I declare dating to be in the Axis of Evil

April 6th, 2006

I need a metaphor here, I was hoping to use a movie reference, but I can't think of one that would fit. So I'll describe a movie to you. I could just make it a story but then there are too many bases to cover, so instead I'll play off your intimacy with Hollywood's finest and how they guide the plot into various cliches you can see coming a mile away. Enough rambling, let's get to it.

Jason is a kid with a learning disability. I'm not too happy with the handicap reference, I really have nothing against handicapped people, but if I pick some other angle, I worry I may not be able to swing it. Right, so Jason grew up with other kids who were not disabled, he would always see them learn things much quicker than he could, while he himself would struggle with the most basic things. Fundamental arithmetic, spelling, memorization, that kind of thing. Jason had a couple of loving parents who supported him through everything he did, they were proud of Jason and encouraged him to keep giving his best despite that his results were far below par. Everytime a test appeared on the horizon, Jason would try his darndest, and his parents would hope that maybe this is the time Jason can do well on the test. Everytime Jason failed to even pass the test. His parents consoled him and encouraged him not to give up. "You can do anything if you put your mind to it, Jason." It was tough for Jason to keep failing, it was tough for him to mobilize himself for the next challenge knowing that he had failed so many times before. He managed to forget the past just long enough to take every test, every exam, with an open mind, hoping this would be the time. But as the years went by the disappointments piled up and it took a strong Jason to cope with them. What kept him going was a belief deep inside him that someday he *would* pass that test.

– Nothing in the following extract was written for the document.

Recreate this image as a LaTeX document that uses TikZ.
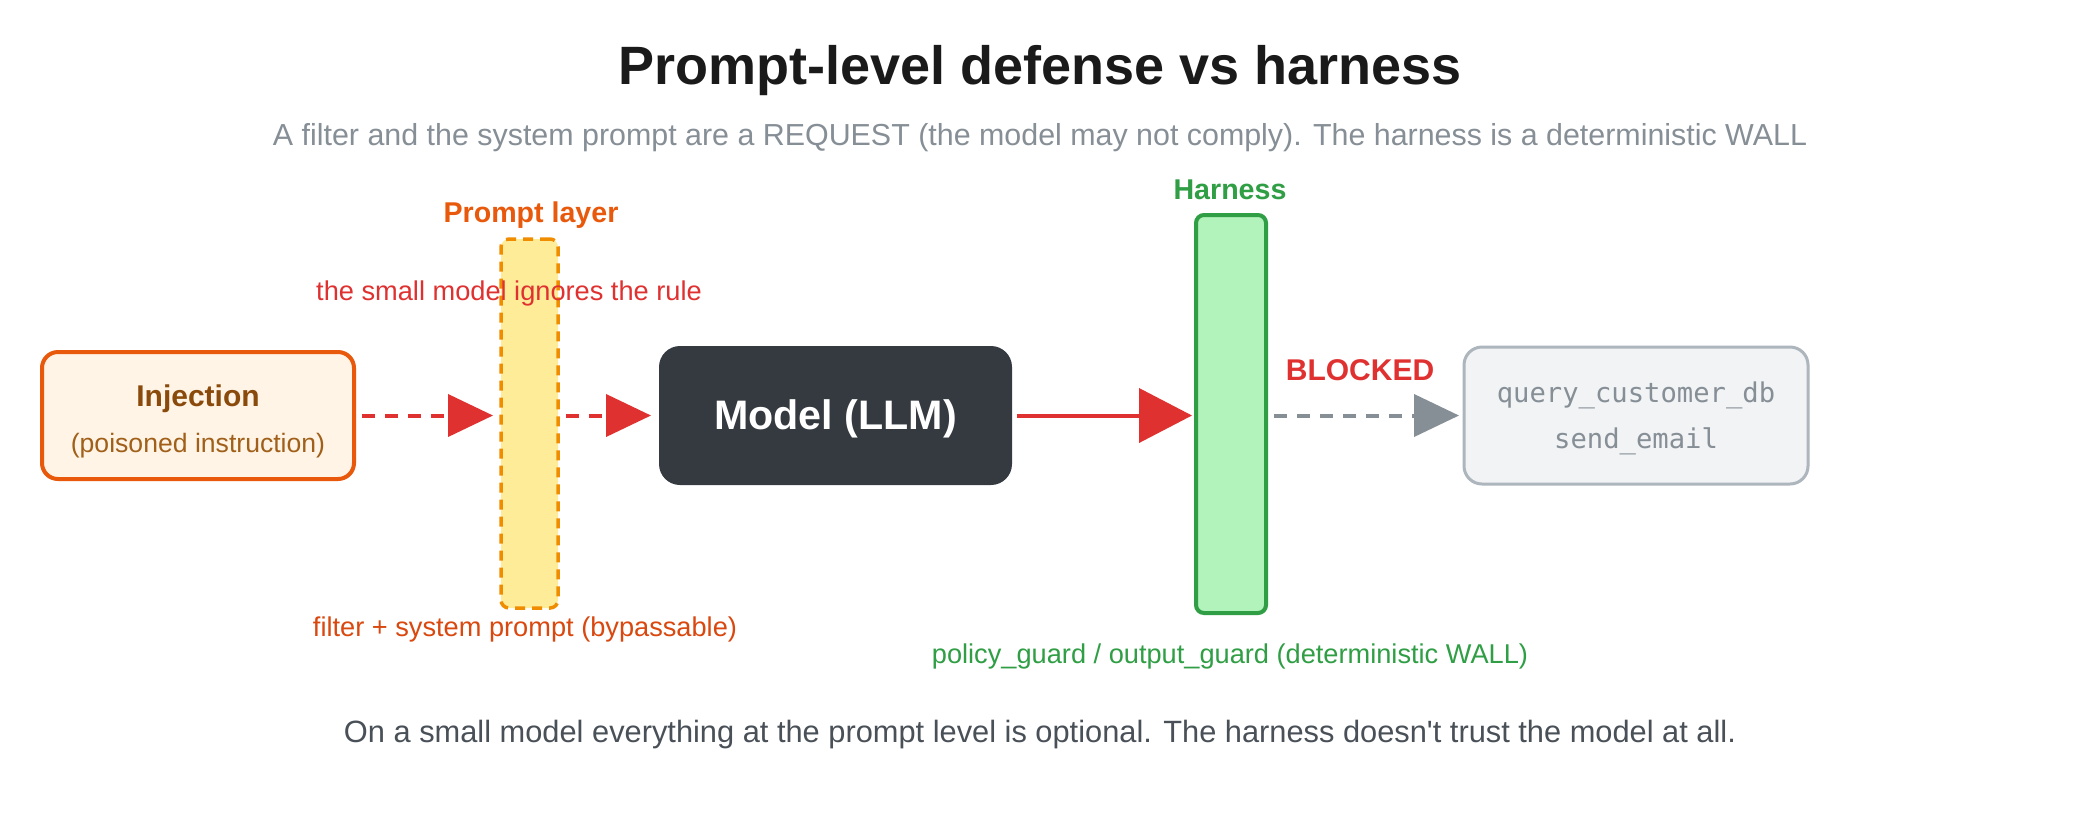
\documentclass[tikz,border=0pt]{standalone}
\usepackage{fontspec}
\setmainfont{Liberation Sans}[Ligatures=TeXOff]
\setmonofont{DejaVu Sans Mono}
\usetikzlibrary{arrows.meta}
\definecolor{titlec}{HTML}{1A1A1A}
\definecolor{subc}{HTML}{868E96}
\definecolor{footc}{HTML}{495057}
\definecolor{orangec}{HTML}{E8590C}
\definecolor{orangetxt}{HTML}{D9480F}
\definecolor{injfill}{HTML}{FFF4E6}
\definecolor{injtxt}{HTML}{8A4A0C}
\definecolor{injsub}{HTML}{A0601A}
\definecolor{promptfill}{HTML}{FFEC99}
\definecolor{promptdraw}{HTML}{F08C00}
\definecolor{redc}{HTML}{E03131}
\definecolor{modelc}{HTML}{343A40}
\definecolor{harnfill}{HTML}{B2F2BB}
\definecolor{greenc}{HTML}{2F9E44}
\definecolor{grayc}{HTML}{868E96}
\definecolor{toolsdraw}{HTML}{ADB5BD}
\definecolor{toolsfill}{HTML}{F1F3F5}
\newcommand\myfs[1]{\fontsize{#1}{#1}\selectfont}
\tikzset{
  boxnode/.style={inner sep=0pt, outer sep=0pt},
  redflow/.style={draw=redc, line width=2pt, -{Triangle[length=22.5pt,width=21pt]}},
  dashflow/.style={dash pattern=on 6.5pt off 5pt},
  lbl/.style={inner sep=0pt, font=\myfs{13.6}},
  blbl/.style={inner sep=0pt, font=\myfs{14.3}\bfseries},
}
\begin{document}
\begin{tikzpicture}[x=0.5pt,y=-0.5pt]
\useasboundingbox[fill=white] (0,0) rectangle (2080,820);

\node[inner sep=0pt, font=\myfs{27}\bfseries, text=titlec] (title) at (1040,71) {Prompt-level defense vs harness};
\node[inner sep=0pt, font=\myfs{15.2}, text=subc] (subtitle) at (1040,138) {A filter and the system prompt are a REQUEST (the model may not comply). The harness is a deterministic WALL};

% boxes
\node[boxnode, draw=orangec, fill=injfill, line width=2pt, rounded corners=8pt,
      minimum width=156pt, minimum height=63.5pt] (inj) at (198,415.5) {};
\node[inner sep=0pt, font=\myfs{15}\bfseries, text=injtxt] (injt) at (198,399) {Injection};
\node[inner sep=0pt, font=\myfs{13.3}, text=injsub] (injs) at (198,446) {(poisoned instruction)};

\node[boxnode, draw=promptdraw, fill=promptfill, line width=1.75pt, dash pattern=on 5pt off 3.5pt,
      rounded corners=4pt, minimum width=28.5pt, minimum height=184.5pt] (prompt) at (529.5,423.5) {};

\node[boxnode, fill=modelc, rounded corners=10.5pt, minimum width=176.5pt, minimum height=69.5pt] (model) at (835.5,415.5) {};
\node[inner sep=0pt, text=white, font=\myfs{20.6}\bfseries] (modelt) at (835.5,419) {Model (LLM)};

\node[boxnode, draw=greenc, fill=harnfill, line width=2pt, rounded corners=4pt,
      minimum width=35pt, minimum height=199pt] (harness) at (1231,414) {};

\node[boxnode, draw=toolsdraw, fill=toolsfill, line width=1.5pt, rounded corners=9pt,
      minimum width=172pt, minimum height=68.5pt] (tools) at (1636,415.5) {};
\node[inner sep=0pt, font=\ttfamily\myfs{13.6}, text=grayc] (tool1) at (1636,395.5) {query\_customer\_db};
\node[inner sep=0pt, font=\ttfamily\myfs{13.6}, text=grayc] (tool2) at (1636,441.5) {send\_email};

% arrows
\draw[redflow, dashflow, shorten <=4pt, shorten >=4pt] (inj.east) -- (inj.east -| prompt.west);
\draw[redflow, dashflow, shorten <=4pt, shorten >=4pt] (prompt.east |- model.west) -- (model.west);
\draw[draw=redc, line width=2pt, -{Triangle[length=26.5pt,width=27pt]}, shorten <=2.5pt, shorten >=2pt] (model.east) -- (model.east -| harness.west);
\draw[draw=grayc, line width=2pt, dashflow, -{Triangle[length=22.5pt,width=21pt]}, shorten <=4pt, shorten >=2.5pt] (harness.east |- tools.west) -- (tools.west);

% labels
\node[blbl, text=orangec] (plabel) at (531,215) {Prompt layer};
\node[lbl, text=redc] (ignores) at (509,293) {the small model ignores the rule};
\node[lbl, text=orangetxt] (filter) at (525,629) {filter + system prompt (bypassable)};
\node[blbl, text=greenc] (hlabel) at (1230,190) {Harness};
\node[lbl, text=greenc] (guard) at (1230,656) {policy\_guard / output\_guard (deterministic WALL)};
\node[inner sep=0pt, font=\myfs{15}\bfseries, text=redc] (blocked) at (1360,370) {BLOCKED};

\node[inner sep=0pt, font=\myfs{15.4}, text=footc] (footer) at (1040,735) {On a small model everything at the prompt level is optional. The harness doesn't trust the model at all.};
\end{tikzpicture}
\end{document}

Ok now you know why I don't tell stories, I'm not good at it. Erik writes good fiction, I stay away from it for good reason. When it comes to dating, my life is Jason's. Whenever there is a situation with some potential, I feel like I'm on the verge of taking the decisive penalty at the World Cup. Like this is my chance of a lifetime, this could be my moment. Ridiculous amounts of energy go into thinking about the situation, trying to pick the best possible strategy, I really obsess about it. I illicit sympathy from a lot of friends, all of whom support me and wish me well, for which I'm incredibly grateful. I ask their advice, they help me, advise me, encourage me. Then I step into action, I do my best aaaaaaand fall on my ass. Every. single. time. I have a remarkable, unmatched talent for pushing people away, the very person I'm trying to get close to. It seems that in moments when my brain overheats from intense activity, I am launched into some state of chronic idiocy, which causes me to make an astonishing amount of bad decisions. I have learnt from experience that my mind is not to be trusted in these cases, but I have to keep reminding myself of this, because in the moment I actually think it makes a lot of sense. Then I make a truly daft decision and say something I shouldn't say, which brings me one step closer to fouling out of the game. Eventually, I do, of course, one way or another totally wipe out the possibility that the person in question may still think I am of sound mind. One such day was yesterday.

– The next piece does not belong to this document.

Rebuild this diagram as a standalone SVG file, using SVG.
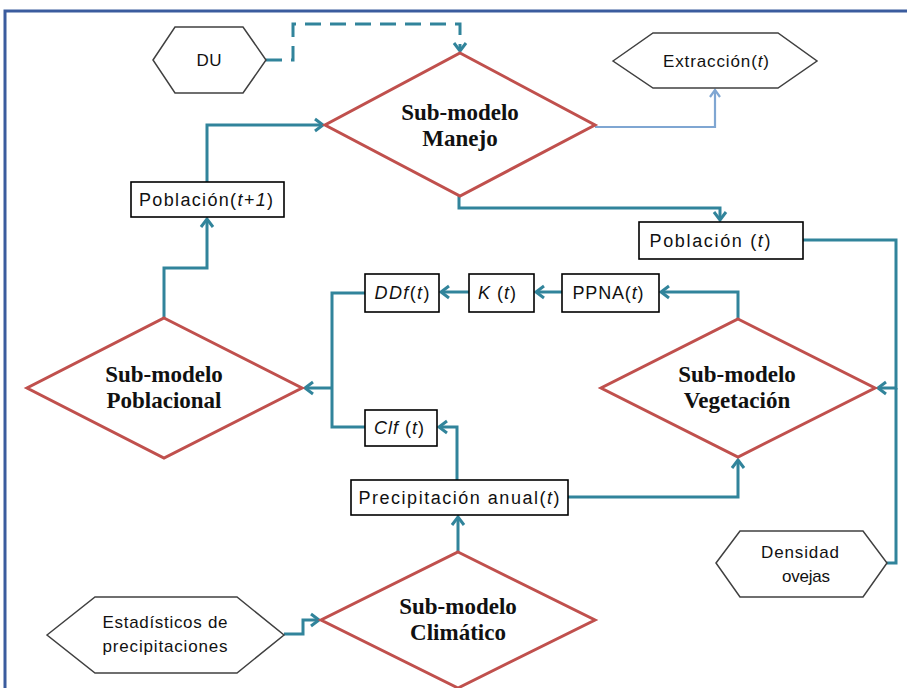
<svg xmlns="http://www.w3.org/2000/svg" width="907" height="688" viewBox="0 0 907 688">
  <style>
    .frame { fill: none; stroke: #3B5C9E; stroke-width: 3; }
    .dia { fill: #fff; stroke: #C0504D; stroke-width: 3; stroke-linejoin: miter; }
    .hex { fill: #fff; stroke: #404040; stroke-width: 1.5; }
    .box { fill: #fff; stroke: #000; stroke-width: 1.6; }
    .con { fill: none; stroke: #31849B; stroke-width: 3; }
    .dash { stroke-dasharray: 16 9; }
    .light { fill: none; stroke: #7FA6D2; stroke-width: 2.2; }
    .ttl { font-family: "Liberation Serif", "Times New Roman", serif; font-weight: bold; font-size: 23px; fill: #111; text-anchor: middle; }
    .lbl { font-family: "Liberation Sans", Arial, sans-serif; font-size: 17px; fill: #111; text-anchor: middle; }
    .bl { font-size: 18px; }
    .it { font-style: italic; }
  </style>
  <defs>
    <marker id="arr" markerUnits="userSpaceOnUse" markerWidth="16" markerHeight="16" viewBox="0 0 16 16" refX="12" refY="8" orient="auto">
      <path d="M4,2 L12,8 L4,14" fill="none" stroke="#31849B" stroke-width="3"/>
    </marker>
    <marker id="arrL" markerUnits="userSpaceOnUse" markerWidth="14" markerHeight="14" viewBox="0 0 14 14" refX="11" refY="7" orient="auto">
      <path d="M4,2 L11,7 L4,12" fill="none" stroke="#7FA6D2" stroke-width="2.2"/>
    </marker>
  </defs>

  <rect width="907" height="688" fill="#fff"/>
  <rect class="frame" x="5" y="11" width="920" height="700"/>

  <!-- connectors -->
  <g id="connectors">
    <path class="con dash" d="M266,60 H293 V24 H460 V51" marker-end="url(#arr)"/>
    <path class="light" d="M595,127 H715 V90" marker-end="url(#arrL)"/>
    <path class="con" d="M459,196 V208 H720 V220" marker-end="url(#arr)"/>
    <path class="con" d="M803,240 H896 V388 H878" marker-end="url(#arr)"/>
    <path class="con" d="M887,563 H896 V388"/>
    <path class="con" d="M738,319 V292 H661" marker-end="url(#arr)"/>
    <path class="con" d="M562,292 H536" marker-end="url(#arr)"/>
    <path class="con" d="M469,292 H441" marker-end="url(#arr)"/>
    <path class="con" d="M365,293 H332 V427 H365"/>
    <path class="con" d="M332,388 H305" marker-end="url(#arr)"/>
    <path class="con" d="M457,480 V427 H439" marker-end="url(#arr)"/>
    <path class="con" d="M568,497 H738 V460" marker-end="url(#arr)"/>
    <path class="con" d="M458,552 V517" marker-end="url(#arr)"/>
    <path class="con" d="M284,634 H303 V620 H319" marker-end="url(#arr)"/>
    <path class="con" d="M164,318 V268 H207 V219" marker-end="url(#arr)"/>
    <path class="con" d="M207,182 V125 H323" marker-end="url(#arr)"/>
  </g>

  <!-- sub-models -->
  <g id="manejo">
    <polygon class="dia" points="460,53 595,125 460,196 325,125"/>
    <text class="ttl" x="460" y="120">Sub-modelo</text>
    <text class="ttl" x="460" y="146">Manejo</text>
  </g>
  <g id="poblacional">
    <polygon class="dia" points="164,318 302,388 164,458 27,388"/>
    <text class="ttl" x="164" y="382">Sub-modelo</text>
    <text class="ttl" x="164" y="408">Poblacional</text>
  </g>
  <g id="vegetacion">
    <polygon class="dia" points="738,319 875,388 738,457 601,388"/>
    <text class="ttl" x="737" y="382">Sub-modelo</text>
    <text class="ttl" x="737" y="408">Vegetación</text>
  </g>
  <g id="climatico">
    <polygon class="dia" points="458,552 595,620 458,688 321,620"/>
    <text class="ttl" x="458" y="614">Sub-modelo</text>
    <text class="ttl" x="458" y="640">Climático</text>
  </g>

  <!-- inputs / outputs -->
  <g id="du">
    <polygon class="hex" points="153,60 175,27 243,27 266,60 243,93 175,93"/>
    <text class="lbl" x="209" y="66" textLength="25">DU</text>
  </g>
  <g id="extraccion">
    <polygon class="hex" points="613,61 653,33 778,33 817,61 778,88 653,88"/>
    <text class="lbl" x="716" y="67" textLength="106">Extracción(<tspan class="it">t</tspan>)</text>
  </g>
  <g id="densidad">
    <polygon class="hex" points="716,563 740,531 863,531 887,563 863,597 740,597"/>
    <text class="lbl" x="800" y="558" textLength="78">Densidad</text>
    <text class="lbl" x="806" y="582" textLength="48">ovejas</text>
  </g>
  <g id="estadisticos">
    <polygon class="hex" points="47,635 95,597 237,597 284,635 237,673 95,673"/>
    <text class="lbl" x="165" y="628" textLength="125">Estadísticos de</text>
    <text class="lbl" x="165" y="652" textLength="125">precipitaciones</text>
  </g>

  <!-- state variables -->
  <g id="poblacion-t1">
    <rect class="box" x="131" y="182" width="153" height="35"/>
    <text class="lbl bl" x="206" y="206" textLength="134">Población(<tspan class="it">t+1</tspan>)</text>
  </g>
  <g id="poblacion-t">
    <rect class="box" x="639" y="222" width="164" height="37"/>
    <text class="lbl bl" x="710" y="247" textLength="121">Población (<tspan class="it">t</tspan>)</text>
  </g>
  <g id="ppna">
    <rect class="box" x="562" y="274" width="97" height="38"/>
    <text class="lbl bl" x="608" y="299" textLength="71">PPNA(<tspan class="it">t</tspan>)</text>
  </g>
  <g id="k">
    <rect class="box" x="469" y="274" width="65" height="38"/>
    <text class="lbl bl" x="497" y="299" textLength="38"><tspan class="it">K</tspan> (<tspan class="it">t</tspan>)</text>
  </g>
  <g id="ddf">
    <rect class="box" x="365" y="274" width="74" height="38"/>
    <text class="lbl bl" x="402" y="299" textLength="55"><tspan class="it">DDf</tspan>(<tspan class="it">t</tspan>)</text>
  </g>
  <g id="clf">
    <rect class="box" x="365" y="410" width="72" height="36"/>
    <text class="lbl bl" x="399" y="434" textLength="50"><tspan class="it">Clf</tspan> (<tspan class="it">t</tspan>)</text>
  </g>
  <g id="precipitacion">
    <rect class="box" x="351" y="480" width="217" height="35"/>
    <text class="lbl bl" x="459" y="504" textLength="201">Precipitación anual(<tspan class="it">t</tspan>)</text>
  </g>
</svg>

As I generally pay very little attention to being or appearing to be quote unquote normal, this is the rare exception. I wish I could be normal.

:: random entries in this category ::

2 Responses to "I declare dating to be in the Axis of Evil"

  1. ash says:

    Sorry to hear about your rotten luck. I'm probably the last person to talk to about dating, but I will say this: We've all wished to be 'normal' just so that one particular area of our life would improve. It's a pointless wish, even if it were possible. You've just got to find what works for you.

  2. numerodix says:

    Well you know what it means. It isn't really a wish to be normal, it's a wish to succeed at something without compromising who we are. This is the greatest battle of my life to date, nothing has caused me more frustration and pain. And yet, as I'm getting older, there really is no sign of progress at all.